In ornamental horticulture, we think of ground cover as that layer which is under a tree or over a difficult bank but the term has much wider connotations in native pasture.
It's the herbaceous layer, the low growing vegetation that carpets the planet and is surprisingly diverse.
But let's stick to the term as it is used in gardening...
Ground covers are the plants that form the lowest layer, an accompaniment to shrubs and trees. Ground covers fill that niche where the other forms don't.
They spread horizontally like Variegated Star Jasmine or Juniperus horizontalis do or multiply sideways like dwarf Bamboo. Other times, the plant species will be self seeding and produce offspring adjacent but the feature is that the plant is low and spreads.
Ground covers can be used to great effect when placed as a single species under trees where there is no shrub layer. It creates a layered effect that allows vision though to another desired vista. When designed this way it also addresses surveillance and safety concerns.

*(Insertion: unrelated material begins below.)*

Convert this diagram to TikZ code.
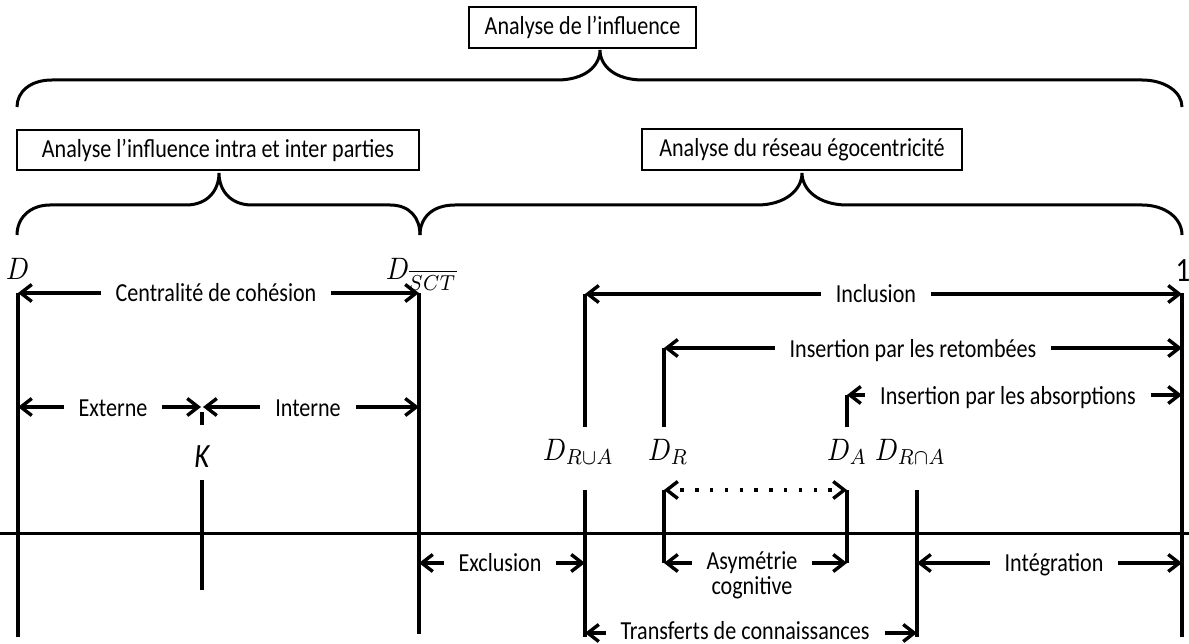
\documentclass[tikz,border=0pt]{standalone}
\usepackage{graphicx}
\usepackage{fontspec}
\setmainfont{Carlito}[FakeStretch=0.85]
\usetikzlibrary{arrows.meta}
\newcommand{\bigmath}[1]{\scalebox{2.7}[3.1]{\fontsize{10}{12}\selectfont$#1$}}
\begin{document}
\begin{tikzpicture}[x=1pt,y=-1pt,
  every node/.style={font=\fontsize{26}{28}\selectfont, inner sep=0pt},
  lbl/.style={fill=white, inner xsep=15pt, inner ysep=2pt, anchor=base},
  plain/.style={anchor=base},
  box/.style={draw, line width=1.2pt},
  vline/.style={line width=3.5pt},
  hline/.style={line width=3pt},
  arr/.style={line width=3.4pt, {Straight Barb[length=11pt,width=17pt]}-{Straight Barb[length=11pt,width=17pt]}},
  brace/.style={line width=3pt},
  mathlbl/.style={anchor=base west},
  biglbl/.style={font=\fontsize{34}{36}\selectfont}]
\useasboundingbox (0,0) rectangle (1189,644);

% ---- boxes ----
\node[box, minimum width=227pt, minimum height=41pt] (b0) at (582.5,27.5) {Analyse de l’influence};
\node[box, minimum width=402pt, minimum height=40pt] (b1) at (218,150) {Analyse l’influence intra et inter parties};
\node[box, minimum width=320pt, minimum height=41pt] (b2) at (802,149.5) {Analyse du réseau égocentricité};

% ---- braces ----
\coordinate (t0l) at (17,107);
\coordinate (t0r) at (1182,107);
\coordinate (tip0) at (600,50);
\draw[brace] (t0l) .. controls (17,92) and (30,80) .. (52,80) -- (557,80)
  .. controls (585,80) and (600,66) .. (tip0)
  .. controls (600,66) and (615,80) .. (643,80) -- (1142,80)
  .. controls (1165,80) and (1182,92) .. (t0r);

\coordinate (t1l) at (17,235);
\coordinate (t1m) at (420,235);
\coordinate (tip1) at (219,173);
\draw[brace] (t1l) .. controls (17,218) and (30,205) .. (50,205) -- (186,205)
  .. controls (208,205) and (219,190) .. (tip1)
  .. controls (219,190) and (230,205) .. (252,205) -- (390,205)
  .. controls (410,205) and (420,218) .. (t1m);

\coordinate (t2r) at (1182,235);
\coordinate (tip2) at (802,173);
\draw[brace] (t1m) .. controls (420,218) and (432,205) .. (455,205) -- (757,205)
  .. controls (785,205) and (802,190) .. (tip2)
  .. controls (802,190) and (819,205) .. (847,205) -- (1142,205)
  .. controls (1165,205) and (1182,218) .. (t2r);

% ---- main axis ----
\coordinate (axL) at (0,533);
\coordinate (axR) at (1189,533);
\draw[hline] (axL) -- (axR);

% ---- vertical lines ----
\coordinate (Dt) at (18,293);    \coordinate (Db) at (18,637);
\coordinate (St) at (419,293);   \coordinate (Sb) at (419,634);
\coordinate (Kt1) at (202,412);  \coordinate (Kb1) at (202,425);
\coordinate (Kt2) at (202,480);  \coordinate (Kb2) at (202,590);
\coordinate (Ut1) at (585,294);  \coordinate (Ub1) at (585,427);
\coordinate (Ut2) at (585,490);  \coordinate (Ub2) at (585,637);
\coordinate (Rt1) at (664,348);  \coordinate (Rb1) at (664,427);
\coordinate (Rt2) at (664,490);  \coordinate (Rb2) at (664,563);
\coordinate (At1) at (847,395);  \coordinate (Ab1) at (847,427);
\coordinate (At2) at (847,490);  \coordinate (Ab2) at (847,563);
\coordinate (It) at (917,490);   \coordinate (Ib) at (917,637);
\coordinate (Ot) at (1182,293);  \coordinate (Ob) at (1182,637);
\draw[vline] (Dt) -- (Db);
\draw[vline] (St) -- (Sb);
\draw[vline] (Kt1) -- (Kb1);
\draw[vline] (Kt2) -- (Kb2);
\draw[vline] (Ut1) -- (Ub1);
\draw[vline] (Ut2) -- (Ub2);
\draw[vline] (Rt1) -- (Rb1);
\draw[vline] (Rt2) -- (Rb2);
\draw[vline] (At1) -- (Ab1);
\draw[vline] (At2) -- (Ab2);
\draw[vline] (It) -- (Ib);
\draw[vline] (Ot) -- (Ob);

% ---- arrows ----
\coordinate (eL) at (18,407);   \coordinate (eR) at (201,407);
\coordinate (iL) at (203,407);  \coordinate (iR) at (419,407);
\coordinate (Ur) at (1182,294);
\coordinate (Rr) at (1182,348);
\coordinate (Ar) at (1182,395);
\coordinate (xL) at (419,563);  \coordinate (xR) at (585,563);
\coordinate (gL) at (917,563);  \coordinate (gR) at (1182,563);
\coordinate (cL) at (585,633);  \coordinate (cR) at (917,633);
\draw[arr] (Dt) -- (St);
\draw[arr] (eL) -- (eR);
\draw[arr] (iL) -- (iR);
\draw[arr] (Ut1) -- (Ur);
\draw[arr] (Rt1) -- (Rr);
\draw[arr] (At1) -- (Ar);
\draw[arr, dash pattern=on 3.4pt off 11.4pt, dash phase=-12pt] (Rt2) -- (At2);
\draw[arr] (xL) -- (xR);
\draw[arr] (Rb2) -- (Ab2);
\draw[arr] (gL) -- (gR);
\draw[arr] (cL) -- (cR);

% ---- arrow labels ----
\node[lbl] (nCent) at (216,302) {Centralité de cohésion};
\node[lbl] (nExt) at (113,416) {Externe};
\node[lbl] (nInt) at (308,416) {Interne};
\node[lbl] (nIncl) at (876,303) {Inclusion};
\node[lbl] (nRet) at (913,357) {Insertion par les retombées};
\node[lbl] (nAbs) at (1008,404) {Insertion par les absorptions};
\node[lbl] (nExcl) at (500,571) {Exclusion};
\node[lbl] (nAsy) at (752,569) {Asymétrie};
\node[plain] (nCog) at (752,594) {cognitive};
\node[lbl] (nInteg) at (1054,571) {Intégration};
\node[lbl, inner ysep=0.5pt] (nTrans) at (745,639) {Transferts de connaissances};

% ---- point labels ----
\node[mathlbl] (lD) at (6,280) {\bigmath{D}};
\node[mathlbl] (lS) at (386,280) {\bigmath{D_{\overline{SCT}}}};
\node[biglbl, anchor=base] (l1) at (1183,282) {1};
\node[biglbl, anchor=base] (lK) at (202,467) {\itshape K};
\node[mathlbl] (lU) at (543,460) {\bigmath{D_{R\cup A}}};
\node[mathlbl] (lR) at (648,460) {\bigmath{D_{R}}};
\node[mathlbl] (lA) at (827,460) {\bigmath{D_{A}}};
\node[mathlbl] (lI) at (875,460) {\bigmath{D_{R\cap A}}};
\end{tikzpicture}
\end{document}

When you have ground covers you minimise erosion. Rain drops hit the ground with considerable force and etch away at the soil surface, but plants diminish that impact.
Weeds have more difficulty establishing when ground covers prevent light from reaching young weeds.
Of great benefit are ground covers that cascade over steep banks where access is limited.
Grass, vines and herbs may all be classified as ground cover. Find one that suits your position!